Torch.symeig() works well for me now. I just figured that torch.eig() function is very important too since sometimes people just pick either of them to do some quick experiement. Do you think there is a bug in the eig() function?

I think your code might be assuming that the eigenvectors are orthogonal to each other, which would explain why torch.symeig works but torch.eig doesn’t work.

The docs don’t give any guarantees on the results of torch.eig so this might not be a bug. In the backend, torch.eig binds to Lapack (for CPU) and magma (for CUDA). At any rate, I don’t think the issue is a precision problem.

I see … I never realized that eig() function doesn’t have this guarantee.

I think the reason leads me to this false prior that the eigenvectors returned by torch.eig() are orthonormal is that the eig() function in both numpy and matlab has this property. And that’s why in a lot of cases I use eig() and eigh() interchangeably when the matrix is Hermitian.

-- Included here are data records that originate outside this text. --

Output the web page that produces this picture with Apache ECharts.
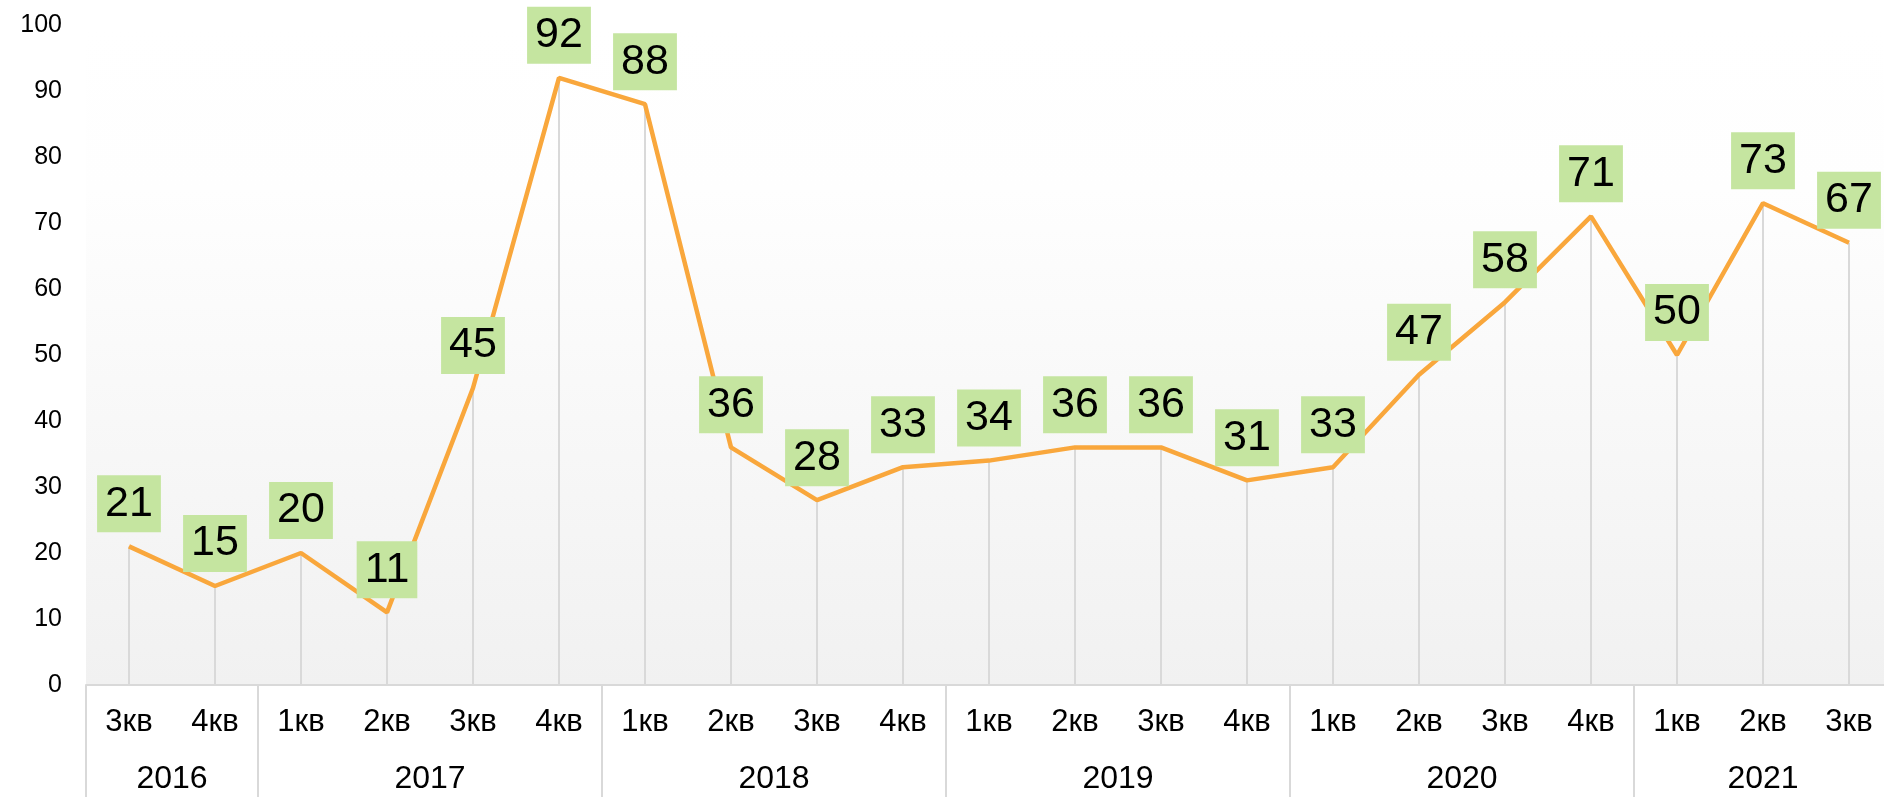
<!DOCTYPE html>
<html>
<head>
<meta charset="utf-8">
<script src="https://cdn.jsdelivr.net/npm/echarts@6/dist/echarts.min.js"></script>
<style>html,body{margin:0;padding:0;background:#fff}#c{width:1884px;height:797px}</style>
</head>
<body>
<div id="c"></div>
<script>
const quarters = ['3кв','4кв','1кв','2кв','3кв','4кв','1кв','2кв','3кв','4кв','1кв','2кв','3кв','4кв','1кв','2кв','3кв','4кв','1кв','2кв','3кв'];
const values = [21,15,20,11,45,92,88,36,28,33,34,36,36,31,33,47,58,71,50,73,67];
const years = ['2016','2017','2018','2019','2020','2021'];
const yearQuarterCounts = [2,4,4,4,4,3];

// Build half-quarter resolution axis for year groups (boundaryGap false)
const nPts = quarters.length * 2 + 1;
const yearAxisData = new Array(nPts).fill('');
const separators = new Set([0]);
let pos = 0;
years.forEach((y, i) => {
  const start = pos;
  pos += yearQuarterCounts[i] * 2;
  yearAxisData[(start + pos) / 2] = y;
  separators.add(pos);
});

const FONT = 'Liberation Sans, Arial, sans-serif';
const chart = echarts.init(document.getElementById('c'));
chart.setOption({
  animation: false,
  textStyle: { fontFamily: FONT },
  grid: {
    left: 86, width: 1806, top: 25, bottom: 112,
    containLabel: false,
    outerBoundsMode: 'none',
    show: true, borderWidth: 0,
    backgroundColor: new echarts.graphic.LinearGradient(0, 0, 0, 1, [
      { offset: 0, color: '#ffffff' },
      { offset: 0.25, color: '#fefefe' },
      { offset: 1, color: '#f1f1f1' }
    ])
  },
  xAxis: [
    {
      type: 'category',
      data: quarters,
      boundaryGap: true,
      axisLine: { show: true, lineStyle: { color: '#d9d9d9', width: 2 } },
      axisTick: { show: false },
      axisLabel: { interval: 0, margin: 22, color: '#000', fontSize: 31, fontFamily: FONT },
      splitLine: { show: false }
    },
    {
      type: 'category',
      data: yearAxisData,
      boundaryGap: false,
      position: 'bottom',
      axisLine: { show: false },
      axisTick: {
        show: true,
        length: 115,
        interval: (idx) => separators.has(idx),
        lineStyle: { color: '#d9d9d9', width: 2 }
      },
      axisLabel: { interval: 0, margin: 78, color: '#000', fontSize: 32, fontFamily: FONT },
      splitLine: { show: false }
    }
  ],
  yAxis: {
    type: 'value',
    min: 0, max: 100, interval: 10,
    axisLine: { show: false },
    axisTick: { show: false },
    splitLine: { show: false },
    axisLabel: { margin: 24, color: '#000', fontSize: 25, fontFamily: FONT }
  },
  series: [
    {
      type: 'bar',
      xAxisIndex: 0,
      data: values,
      barWidth: 2,
      itemStyle: { color: '#d9d9d9' },
      silent: true,
      z: 1
    },
    {
      type: 'line',
      xAxisIndex: 0,
      data: values,
      symbol: 'circle',
      symbolSize: 0.1,
      showSymbol: true,
      itemStyle: { color: '#f9a73c' },
      lineStyle: { color: '#f9a73c', width: 4.5 },
      z: 3,
      label: {
        show: true,
        position: 'top',
        distance: 14,
        color: '#000',
        fontSize: 43,
        fontFamily: FONT,
        backgroundColor: '#c5e5a0',
        lineHeight: 47,
        padding: [5, 8, 5, 8]
      }
    }
  ]
});
</script>
</body>
</html>
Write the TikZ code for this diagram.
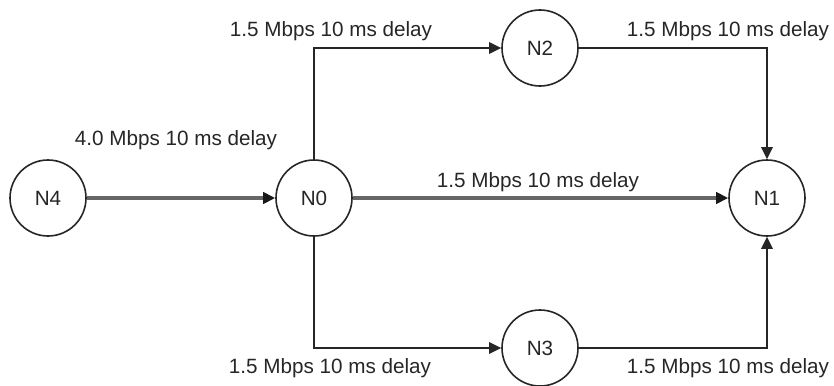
\documentclass[tikz,border=0pt]{standalone}
\usepackage{fontspec}
\setmainfont{Liberation Sans}
\usetikzlibrary{arrows.meta,positioning}

\begin{document}
\begin{tikzpicture}[
    x=0.75pt, y=-0.75pt,
    every node/.style={font=\fontsize{15.5}{18}\selectfont, text=black!85},
    host/.style={draw=black!85, circle, line width=1.2pt, fill=white,
                 minimum size=57pt, inner sep=0pt},
    rate/.style={anchor=base},
    link/.style={-{Triangle[length=9pt, width=8.5pt]}, line width=1.4pt, black!85},
    trunk/.style={-{Triangle[length=9pt, width=8.5pt, black!90]}, line width=2.4pt, black!60}
]
\useasboundingbox (0,0) rectangle (834,385);

% hosts
\node[host] (n4) at (48,198)  {N4};
\node[host] (n0) at (314,198) {N0};
\node[host] (n2) at (540,48)  {N2};
\node[host] (n3) at (540,348) {N3};
\node[host] (n1) at (767,198) {N1};

% corners of the upper and lower routes
\coordinate (c02) at (n0 |- n2);
\coordinate (c03) at (n0 |- n3);
\coordinate (c21) at (n1 |- n2);
\coordinate (c31) at (n1 |- n3);

% link labels
\node[rate] (l40) at (176,145) {4.0 Mbps 10 ms delay};
\node[rate] (l02) at (331,37)  {1.5 Mbps 10 ms delay};
\node[rate] (l03) at (330,373) {1.5 Mbps 10 ms delay};
\node[rate] (l01) at (538,187) {1.5 Mbps 10 ms delay};
\node[rate] (l21) at (728,37)  {1.5 Mbps 10 ms delay};
\node[rate] (l31) at (728,373) {1.5 Mbps 10 ms delay};

\draw[trunk] (n4) -- (n0);
\draw[trunk] (n0) -- (n1);
\draw[link] (n0.north) -- (c02) -- (n2.west);
\draw[link] (n0.south) -- (c03) -- (n3.west);
\draw[link] (n2.east) -- (c21) -- (n1.north);
\draw[link] (n3.east) -- (c31) -- (n1.south);
\end{tikzpicture}
\end{document}
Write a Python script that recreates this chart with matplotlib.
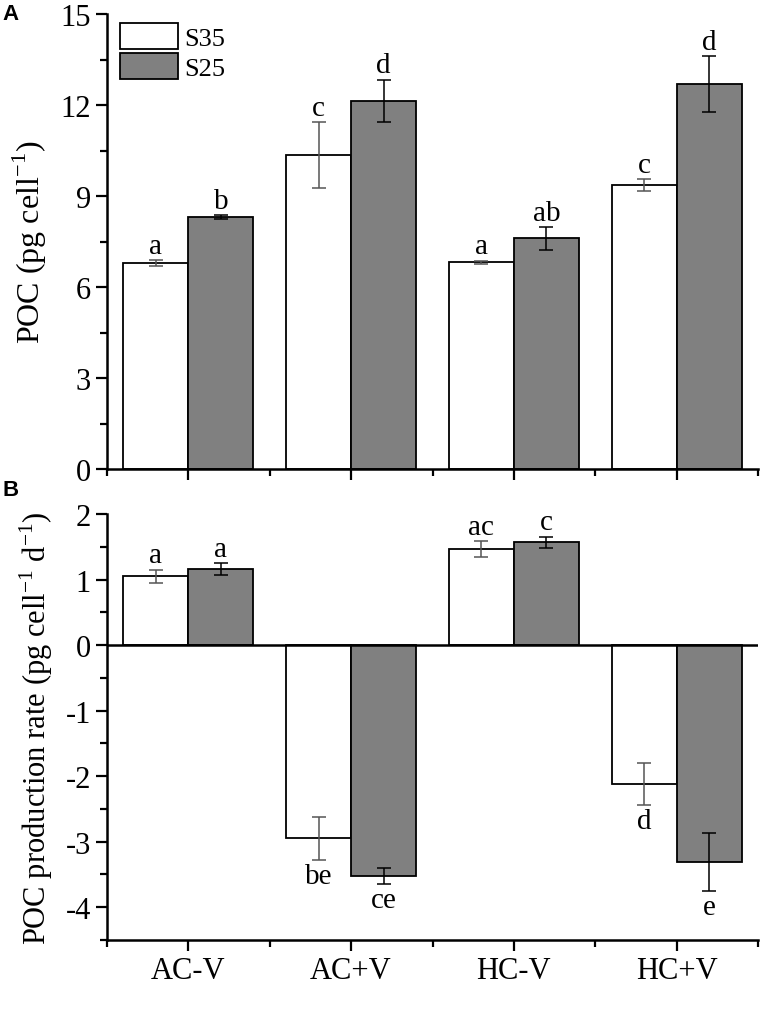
import numpy as np
import matplotlib.pyplot as plt
from matplotlib.ticker import MultipleLocator

plt.rcParams['font.family'] = ['Liberation Serif', 'DejaVu Serif']
plt.rcParams['axes.unicode_minus'] = False
plt.rcParams['mathtext.fontset'] = 'custom'
plt.rcParams['mathtext.rm'] = 'Liberation Serif'

groups = ['AC-V', 'AC+V', 'HC-V', 'HC+V']

# panel A: POC content
poc_s35 = [6.79, 10.36, 6.82, 9.35]
poc_s35_err = [0.10, 1.08, 0.05, 0.20]
poc_s25 = [8.30, 12.14, 7.60, 12.68]
poc_s25_err = [0.07, 0.70, 0.38, 0.92]
poc_s35_lab = ['a', 'c', 'a', 'c']
poc_s25_lab = ['b', 'd', 'ab', 'd']

# panel B: POC production rate
rate_s35 = [1.05, -2.95, 1.47, -2.12]
rate_s35_err = [0.10, 0.33, 0.12, 0.32]
rate_s25 = [1.16, -3.52, 1.57, -3.31]
rate_s25_err = [0.085, 0.12, 0.085, 0.44]
rate_s35_lab = ['a', 'be', 'ac', 'd']
rate_s25_lab = ['a', 'ce', 'c', 'e']

W, H = 762, 1020
fig = plt.figure(figsize=(W / 100, H / 100), dpi=100)
axA = fig.add_axes([107 / W, 1 - 470 / H, 651 / W, 455 / H])
axB = fig.add_axes([107 / W, 1 - 941 / H, 651 / W, 426 / H])

x = np.arange(len(groups))
bw = 0.4


def draw(ax, v1, e1, v2, e2, l1, l2):
    ax.bar(x - bw / 2, v1, bw, color='white', edgecolor='black', linewidth=1.3, label='S35', zorder=2)
    ax.bar(x + bw / 2, v2, bw, color='#808080', edgecolor='black', linewidth=1.3, label='S25', zorder=2)
    ax.errorbar(x - bw / 2, v1, yerr=e1, fmt='none', ecolor='#555555', elinewidth=1.1, capsize=5, capthick=1.1, zorder=3)
    ax.errorbar(x + bw / 2, v2, yerr=e2, fmt='none', ecolor='black', elinewidth=1.1, capsize=5, capthick=1.1, zorder=3)
    span = ax.get_ylim()[1] - ax.get_ylim()[0]
    for xs, vals, errs, labs in [(x - bw / 2, v1, e1, l1), (x + bw / 2, v2, e2, l2)]:
        for xi, v, e, lab in zip(xs, vals, errs, labs):
            if v >= 0:
                ax.text(xi, v + e + span * 0.003, lab, ha='center', va='bottom', fontsize=21)
            else:
                ax.text(xi, v - e - span * 0.008, lab, ha='center', va='top', fontsize=21)


for ax in (axA, axB):
    ax.set_xlim(-0.5, 3.5)
    ax.spines['top'].set_visible(False)
    ax.spines['right'].set_visible(False)
    ax.spines['left'].set_linewidth(1.8)
    ax.spines['bottom'].set_linewidth(1.8)
    ax.set_xticks(x)
    ax.set_xticks(np.arange(-0.5, 4, 1), minor=True)
    ax.tick_params(axis='both', which='major', direction='out', length=8, width=1.6, labelsize=22)
    ax.tick_params(axis='both', which='minor', direction='out', length=5, width=1.6)

axA.set_ylim(0, 15)
axA.yaxis.set_major_locator(MultipleLocator(3))
axA.yaxis.set_minor_locator(MultipleLocator(1.5))
axA.set_xticklabels([])
draw(axA, poc_s35, poc_s35_err, poc_s25, poc_s25_err, poc_s35_lab, poc_s25_lab)
axA.set_ylabel('POC (pg cell$^{\\mathrm{-1}}$)', fontsize=23, labelpad=8)
axA.legend(loc='upper left', frameon=False, fontsize=19, handlelength=2.2, handleheight=1.15,
           borderaxespad=0.0, bbox_to_anchor=(0.003, 1.003), handletextpad=0.25, labelspacing=0.1)

axB.set_ylim(-4.5, 2)
axB.yaxis.set_major_locator(MultipleLocator(1))
axB.yaxis.set_minor_locator(MultipleLocator(0.5))
axB.set_xticklabels(groups)
draw(axB, rate_s35, rate_s35_err, rate_s25, rate_s25_err, rate_s35_lab, rate_s25_lab)
axB.axhline(0, color='black', linewidth=1.8, zorder=4)
axB.set_ylabel('POC production rate (pg cell$^{\\mathrm{-1}}$ d$^{\\mathrm{-1}}$)', fontsize=22, labelpad=8)

fig.text(2 / W, 1 - 4 / H, 'A', fontsize=16, fontweight='bold', family='Liberation Sans', ha='left', va='top')
fig.text(2 / W, 1 - 480 / H, 'B', fontsize=16, fontweight='bold', family='Liberation Sans', ha='left', va='top')

fig.savefig('out.png', dpi=100)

Anyway, this gives me a significant message and I will think twice before choosing between them in the future.

I also had trouble recently with the stability of eig() and symeig() results. I found that doing it in double precision was far, far superior. It went from holy-crap-how-can-this-happen to perfect results just with that one change.

If this is the case, then it might still be a precision issue of the underlying library used by pytorch. Not sure though, but I will never use eig() function since I’m living in the Hermitian world.

I did a poll in my research center and it turned out many other people had a similar expectation.

E.g. Given an identity matrix, of course the eigenvectors should not be unique up to a permutation since this is a degenerate problem (any rotation or reflection will be equally valid). However, people still tend to believe the result is going to be at least orthonormal.

I think this hidden bias are shared by many more people. In the document, there should be a warning on this and always suggest users to use symeig() if the matrix is Hermitian.

Thank you, I’ll add a warning to the docs to warn against the eigenvectors of torch.eig not being orthonormal.

I’ll also do some more investigation. numpy’s eig binds to Lapack (which is the same thing that torch.eig does on the CPU), so it seems weird to me that some inputs are strange. For example, for most of the cases I tested, when given a symmetric input torch.eig usually returns orthonormal vectors.